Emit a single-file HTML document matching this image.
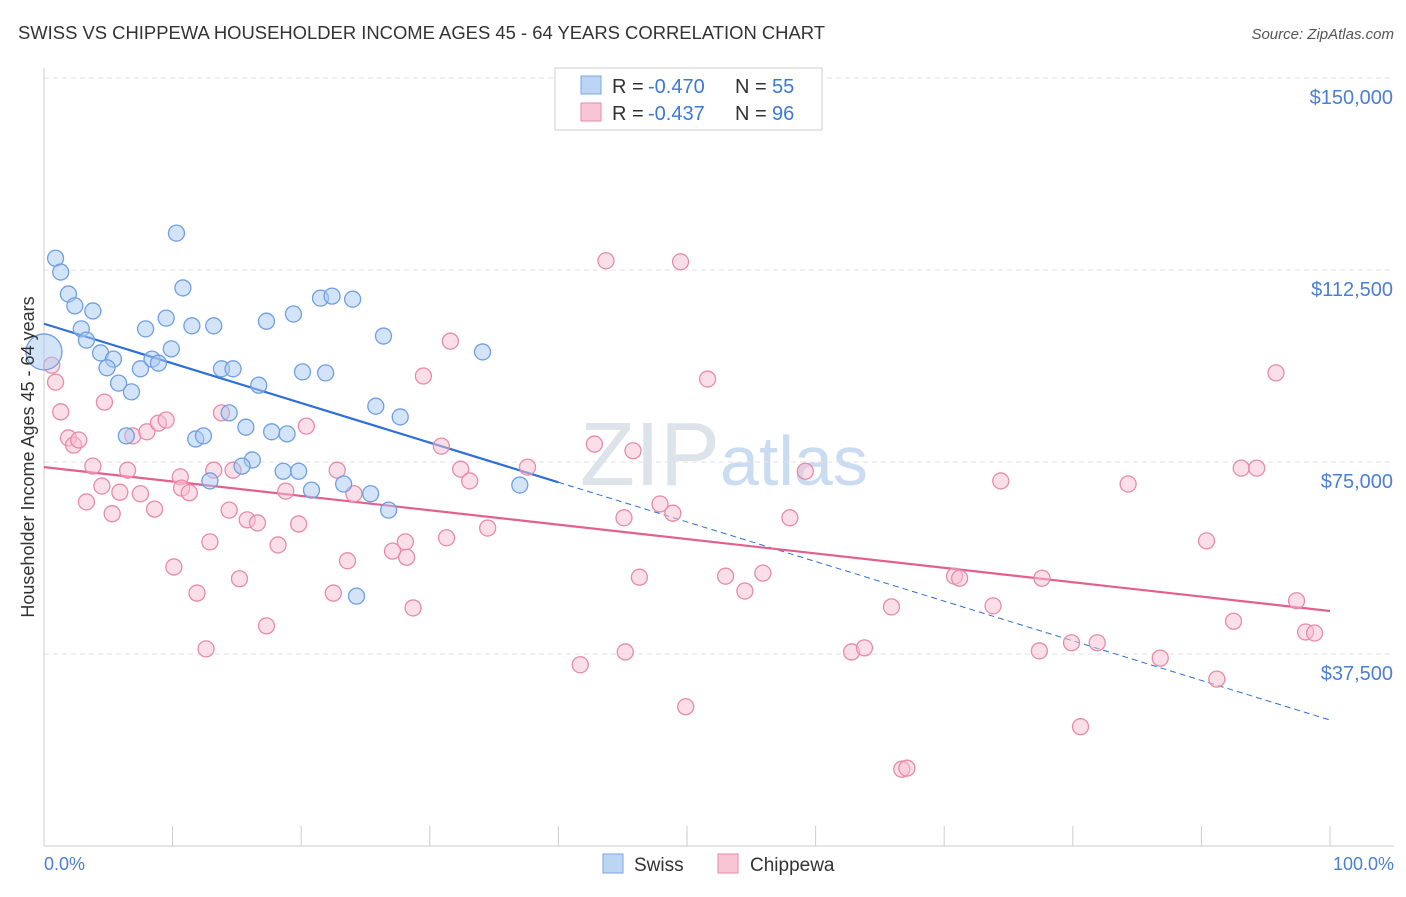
<!DOCTYPE html>
<html><head><meta charset="utf-8">
<style>
body{margin:0;background:#fff;font-family:"Liberation Sans",sans-serif;}
svg text{font-family:"Liberation Sans",sans-serif;}
</style></head>
<body>
<svg id="chart" width="1406" height="892" viewBox="0 0 1406 892">
<text x="18" y="39" font-size="18" fill="#333" textLength="807" lengthAdjust="spacingAndGlyphs">SWISS VS CHIPPEWA HOUSEHOLDER INCOME AGES 45 - 64 YEARS CORRELATION CHART</text>
<text x="1394" y="39" font-size="15" fill="#555" font-style="italic" text-anchor="end">Source: ZipAtlas.com</text>
<text x="720" y="485" font-size="90" fill="#dde3ea" text-anchor="end" font-family="Liberation Serif">ZIP</text>
<text x="720" y="485" font-size="70" fill="#c9dcf2">atlas</text>
<g id="grid"></g>
<g id="axes"></g>
<g id="trend"></g>
<g id="pts"></g>
<text transform="translate(34,457) rotate(-90)" font-size="18" fill="#333" text-anchor="middle">Householder Income Ages 45 - 64 years</text>
<text x="44" y="870" font-size="18" fill="#4a7fd4">0.0%</text>
<text x="1394" y="870" font-size="18" fill="#4a7fd4" text-anchor="end">100.0%</text>
<g>
<rect x="555" y="68" width="267" height="62" fill="#fff" stroke="#ccc"/>
<rect x="581" y="76" width="20" height="18" fill="#bcd5f5" stroke="#7aa6e0"/>
<text x="612" y="93" font-size="20" fill="#333">R =</text>
<text x="648" y="93" font-size="20" fill="#3b78d8">-0.470</text>
<text x="735" y="93" font-size="20" fill="#333">N =</text>
<text x="772" y="93" font-size="20" fill="#3b78d8">55</text>
<rect x="581" y="103" width="20" height="18" fill="#f8c5d5" stroke="#e88aa8"/>
<text x="612" y="120" font-size="20" fill="#333">R =</text>
<text x="648" y="120" font-size="20" fill="#3b78d8">-0.437</text>
<text x="735" y="120" font-size="20" fill="#333">N =</text>
<text x="772" y="120" font-size="20" fill="#3b78d8">96</text>
</g>
<g>
<rect x="603" y="854" width="20" height="19" fill="#bcd5f5" stroke="#7aa6e0"/>
<text x="634" y="871" font-size="19" fill="#333">Swiss</text>
<rect x="718" y="854" width="20" height="19" fill="#f8c5d5" stroke="#e88aa8"/>
<text x="750" y="871" font-size="19" fill="#333">Chippewa</text>
</g>
</svg>
<script>
const yTicks=[150000,112500,75000,37500];
const yTickLabels=["$150,000","$112,500","$75,000","$37,500"];
const xTicks=[0,10,20,30,40,50,60,70,80,90,100];
const swissX=[0.9,1.3,1.9,2.4,3.8,2.9,3.3,4.4,5.4,4.9,5.8,6.8,7.5,7.9,8.4,8.9,9.9,9.5,10.3,10.8,11.5,13.2,13.8,14.7,16.7,11.8,12.4,6.4,14.4,15.7,16.2,15.4,12.9,17.3,19.4,17.7,18.9,20.1,21.5,22.4,24.0,21.9,18.6,19.8,20.8,23.3,25.4,25.8,26.4,27.7,26.8,24.3,34.1,37.0];
const swissY=[114.8,112.1,107.8,105.5,104.5,101.0,98.8,96.3,95.1,93.4,90.4,88.7,93.2,101.0,95.1,94.3,97.1,103.1,119.7,109.0,101.6,101.6,93.2,93.2,90.0,79.5,80.1,80.1,84.6,81.8,75.4,74.2,71.3,102.5,103.9,80.9,80.5,92.6,107.0,107.4,106.8,92.4,73.2,73.2,69.5,70.7,68.8,85.9,99.6,83.8,65.6,48.8,96.5,70.5];
const chipX=[0.6,0.9,1.3,1.9,2.3,2.7,3.3,3.8,4.5,5.3,4.7,5.9,6.5,6.9,7.5,8.0,8.6,8.9,9.5,10.1,10.6,10.7,11.3,11.9,12.6,12.9,13.2,13.8,14.4,14.7,15.2,15.8,16.6,17.3,18.2,18.8,19.8,20.4,22.5,22.8,23.6,24.1,27.1,28.1,28.2,28.7,29.5,30.9,31.3,31.6,32.4,33.1,34.5,37.6,41.7,42.8,43.7,45.1,45.2,45.8,46.3,47.9,48.9,49.5,49.9,51.6,53.0,54.5,55.9,58.0,59.2,62.8,63.8,65.9,66.7,67.1,70.8,71.2,73.8,74.4,77.4,77.6,79.9,80.6,81.9,84.3,86.8,90.4,91.2,92.5,93.1,94.3,95.8,97.4,98.1,98.8];
const chipY=[93.9,90.6,84.8,79.7,78.3,79.3,67.2,74.2,70.3,64.9,86.7,69.1,73.4,80.1,68.8,80.9,65.8,82.6,83.2,54.5,72.1,69.9,69.0,49.4,38.5,59.4,73.4,84.6,65.6,73.4,52.2,63.7,63.1,43.0,58.8,69.3,62.9,82.0,49.4,73.4,55.7,68.8,57.6,59.4,56.4,46.5,91.8,78.1,60.2,98.6,73.6,71.3,62.1,74.0,35.4,78.5,114.3,64.1,37.9,77.2,52.5,66.8,65.0,114.1,27.2,91.2,52.7,49.8,53.3,64.1,73.2,37.9,38.7,46.7,15.0,15.2,52.7,52.3,46.9,71.3,38.1,52.3,39.7,23.3,39.7,70.7,36.7,59.6,32.6,43.9,73.8,73.8,92.4,47.9,41.8,41.6];
const swissTrend=[102.0,24.6];
const chipTrend=[74.0,45.9];
const NS="http://www.w3.org/2000/svg";
const xs=v=>44+v*12.86;
const ys=v=>78+(150-v)/37.5*192;
function mk(t,a,p){const e=document.createElementNS(NS,t);for(const k in a)e.setAttribute(k,a[k]);document.getElementById(p).appendChild(e);return e;}
yTicks.forEach((t,i)=>{
 const y=ys(t/1000);
 const l=mk('line',{x1:44,x2:1394,y1:y,y2:y,stroke:'#e2e2e2','stroke-dasharray':'5,4'},'grid');
 
 
 const tx=mk('text',{x:1393,y:y+26,'font-size':20,fill:'#4a7fd4','text-anchor':'end'},'grid');
 tx.textContent=yTickLabels[i];
 
 
});
const ax=mk('line',{x1:44,x2:44,y1:68,y2:846,stroke:'#ccc'},'axes');


const bx=mk('line',{x1:44,x2:1394,y1:846,y2:846,stroke:'#ccc'},'axes');


xTicks.forEach(t=>{
 const l=mk('line',{x1:xs(t),x2:xs(t),y1:826,y2:846,stroke:'#ccc'},'axes');
 
 
});
function pt(x,y,r,f,s,n){
 const c=mk('circle',{cx:xs(x),cy:ys(y),r:r,fill:f,'fill-opacity':0.5,stroke:s,'stroke-width':1.3},'pts');
 
 
}
chipX.forEach((x,i)=>pt(x,chipY[i],8,'#f7c0d2','#e88aa8','chippewa-point'));
swissX.forEach((x,i)=>pt(x,swissY[i],8,'#a9c9f2','#6f9fe0','swiss-point'));
pt(0,96.5,18,'#a9c9f2','#6f9fe0','swiss-point');
const sy=x=>swissTrend[0]+(swissTrend[1]-swissTrend[0])*x/100;
const t1=mk('line',{x1:xs(0),y1:ys(sy(0)),x2:xs(40),y2:ys(sy(40)),stroke:'#2f6fd6','stroke-width':2.2},'trend');


const t2=mk('line',{x1:xs(40),y1:ys(sy(40)),x2:xs(100),y2:ys(sy(100)),stroke:'#2f6fd6','stroke-width':1,'stroke-dasharray':'6,4'},'trend');


const t3=mk('line',{x1:xs(0),y1:ys(chipTrend[0]),x2:xs(100),y2:ys(chipTrend[1]),stroke:'#e2608e','stroke-width':2.2},'trend');


</script>
</body></html>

****************************************

Without the pictures, copy the material exactly as given.

Emit a single-file HTML document matching this image.
<!DOCTYPE html>
<html><head><meta charset="utf-8">
<style>
body{margin:0;background:#fff;font-family:"Liberation Sans",sans-serif;}
svg text{font-family:"Liberation Sans",sans-serif;}
</style></head>
<body>
<svg id="chart" width="1406" height="892" viewBox="0 0 1406 892">
<text x="18" y="39" font-size="18" fill="#333" textLength="807" lengthAdjust="spacingAndGlyphs">SWISS VS CHIPPEWA HOUSEHOLDER INCOME AGES 45 - 64 YEARS CORRELATION CHART</text>
<text x="1394" y="39" font-size="15" fill="#555" font-style="italic" text-anchor="end">Source: ZipAtlas.com</text>
<text x="720" y="485" font-size="90" fill="#dde3ea" text-anchor="end" font-family="Liberation Serif">ZIP</text>
<text x="720" y="485" font-size="70" fill="#c9dcf2">atlas</text>
<g id="grid"></g>
<g id="axes"></g>
<g id="trend"></g>
<g id="pts"></g>
<text transform="translate(34,457) rotate(-90)" font-size="18" fill="#333" text-anchor="middle">Householder Income Ages 45 - 64 years</text>
<text x="44" y="870" font-size="18" fill="#4a7fd4">0.0%</text>
<text x="1394" y="870" font-size="18" fill="#4a7fd4" text-anchor="end">100.0%</text>
<g>
<rect x="555" y="68" width="267" height="62" fill="#fff" stroke="#ccc"/>
<rect x="581" y="76" width="20" height="18" fill="#bcd5f5" stroke="#7aa6e0"/>
<text x="612" y="93" font-size="20" fill="#333">R =</text>
<text x="648" y="93" font-size="20" fill="#3b78d8">-0.470</text>
<text x="735" y="93" font-size="20" fill="#333">N =</text>
<text x="772" y="93" font-size="20" fill="#3b78d8">55</text>
<rect x="581" y="103" width="20" height="18" fill="#f8c5d5" stroke="#e88aa8"/>
<text x="612" y="120" font-size="20" fill="#333">R =</text>
<text x="648" y="120" font-size="20" fill="#3b78d8">-0.437</text>
<text x="735" y="120" font-size="20" fill="#333">N =</text>
<text x="772" y="120" font-size="20" fill="#3b78d8">96</text>
</g>
<g>
<rect x="603" y="854" width="20" height="19" fill="#bcd5f5" stroke="#7aa6e0"/>
<text x="634" y="871" font-size="19" fill="#333">Swiss</text>
<rect x="718" y="854" width="20" height="19" fill="#f8c5d5" stroke="#e88aa8"/>
<text x="750" y="871" font-size="19" fill="#333">Chippewa</text>
</g>
</svg>
<script>
const yTicks=[150000,112500,75000,37500];
const yTickLabels=["$150,000","$112,500","$75,000","$37,500"];
const xTicks=[0,10,20,30,40,50,60,70,80,90,100];
const swissX=[0.9,1.3,1.9,2.4,3.8,2.9,3.3,4.4,5.4,4.9,5.8,6.8,7.5,7.9,8.4,8.9,9.9,9.5,10.3,10.8,11.5,13.2,13.8,14.7,16.7,11.8,12.4,6.4,14.4,15.7,16.2,15.4,12.9,17.3,19.4,17.7,18.9,20.1,21.5,22.4,24.0,21.9,18.6,19.8,20.8,23.3,25.4,25.8,26.4,27.7,26.8,24.3,34.1,37.0];
const swissY=[114.8,112.1,107.8,105.5,104.5,101.0,98.8,96.3,95.1,93.4,90.4,88.7,93.2,101.0,95.1,94.3,97.1,103.1,119.7,109.0,101.6,101.6,93.2,93.2,90.0,79.5,80.1,80.1,84.6,81.8,75.4,74.2,71.3,102.5,103.9,80.9,80.5,92.6,107.0,107.4,106.8,92.4,73.2,73.2,69.5,70.7,68.8,85.9,99.6,83.8,65.6,48.8,96.5,70.5];
const chipX=[0.6,0.9,1.3,1.9,2.3,2.7,3.3,3.8,4.5,5.3,4.7,5.9,6.5,6.9,7.5,8.0,8.6,8.9,9.5,10.1,10.6,10.7,11.3,11.9,12.6,12.9,13.2,13.8,14.4,14.7,15.2,15.8,16.6,17.3,18.2,18.8,19.8,20.4,22.5,22.8,23.6,24.1,27.1,28.1,28.2,28.7,29.5,30.9,31.3,31.6,32.4,33.1,34.5,37.6,41.7,42.8,43.7,45.1,45.2,45.8,46.3,47.9,48.9,49.5,49.9,51.6,53.0,54.5,55.9,58.0,59.2,62.8,63.8,65.9,66.7,67.1,70.8,71.2,73.8,74.4,77.4,77.6,79.9,80.6,81.9,84.3,86.8,90.4,91.2,92.5,93.1,94.3,95.8,97.4,98.1,98.8];
const chipY=[93.9,90.6,84.8,79.7,78.3,79.3,67.2,74.2,70.3,64.9,86.7,69.1,73.4,80.1,68.8,80.9,65.8,82.6,83.2,54.5,72.1,69.9,69.0,49.4,38.5,59.4,73.4,84.6,65.6,73.4,52.2,63.7,63.1,43.0,58.8,69.3,62.9,82.0,49.4,73.4,55.7,68.8,57.6,59.4,56.4,46.5,91.8,78.1,60.2,98.6,73.6,71.3,62.1,74.0,35.4,78.5,114.3,64.1,37.9,77.2,52.5,66.8,65.0,114.1,27.2,91.2,52.7,49.8,53.3,64.1,73.2,37.9,38.7,46.7,15.0,15.2,52.7,52.3,46.9,71.3,38.1,52.3,39.7,23.3,39.7,70.7,36.7,59.6,32.6,43.9,73.8,73.8,92.4,47.9,41.8,41.6];
const swissTrend=[102.0,24.6];
const chipTrend=[74.0,45.9];
const NS="http://www.w3.org/2000/svg";
const xs=v=>44+v*12.86;
const ys=v=>78+(150-v)/37.5*192;
function mk(t,a,p){const e=document.createElementNS(NS,t);for(const k in a)e.setAttribute(k,a[k]);document.getElementById(p).appendChild(e);return e;}
yTicks.forEach((t,i)=>{
 const y=ys(t/1000);
 const l=mk('line',{x1:44,x2:1394,y1:y,y2:y,stroke:'#e2e2e2','stroke-dasharray':'5,4'},'grid');
 
 
 const tx=mk('text',{x:1393,y:y+26,'font-size':20,fill:'#4a7fd4','text-anchor':'end'},'grid');
 tx.textContent=yTickLabels[i];
 
 
});
const ax=mk('line',{x1:44,x2:44,y1:68,y2:846,stroke:'#ccc'},'axes');


const bx=mk('line',{x1:44,x2:1394,y1:846,y2:846,stroke:'#ccc'},'axes');


xTicks.forEach(t=>{
 const l=mk('line',{x1:xs(t),x2:xs(t),y1:826,y2:846,stroke:'#ccc'},'axes');
 
 
});
function pt(x,y,r,f,s,n){
 const c=mk('circle',{cx:xs(x),cy:ys(y),r:r,fill:f,'fill-opacity':0.5,stroke:s,'stroke-width':1.3},'pts');
 
 
}
chipX.forEach((x,i)=>pt(x,chipY[i],8,'#f7c0d2','#e88aa8','chippewa-point'));
swissX.forEach((x,i)=>pt(x,swissY[i],8,'#a9c9f2','#6f9fe0','swiss-point'));
pt(0,96.5,18,'#a9c9f2','#6f9fe0','swiss-point');
const sy=x=>swissTrend[0]+(swissTrend[1]-swissTrend[0])*x/100;
const t1=mk('line',{x1:xs(0),y1:ys(sy(0)),x2:xs(40),y2:ys(sy(40)),stroke:'#2f6fd6','stroke-width':2.2},'trend');


const t2=mk('line',{x1:xs(40),y1:ys(sy(40)),x2:xs(100),y2:ys(sy(100)),stroke:'#2f6fd6','stroke-width':1,'stroke-dasharray':'6,4'},'trend');


const t3=mk('line',{x1:xs(0),y1:ys(chipTrend[0]),x2:xs(100),y2:ys(chipTrend[1]),stroke:'#e2608e','stroke-width':2.2},'trend');


</script>
</body></html>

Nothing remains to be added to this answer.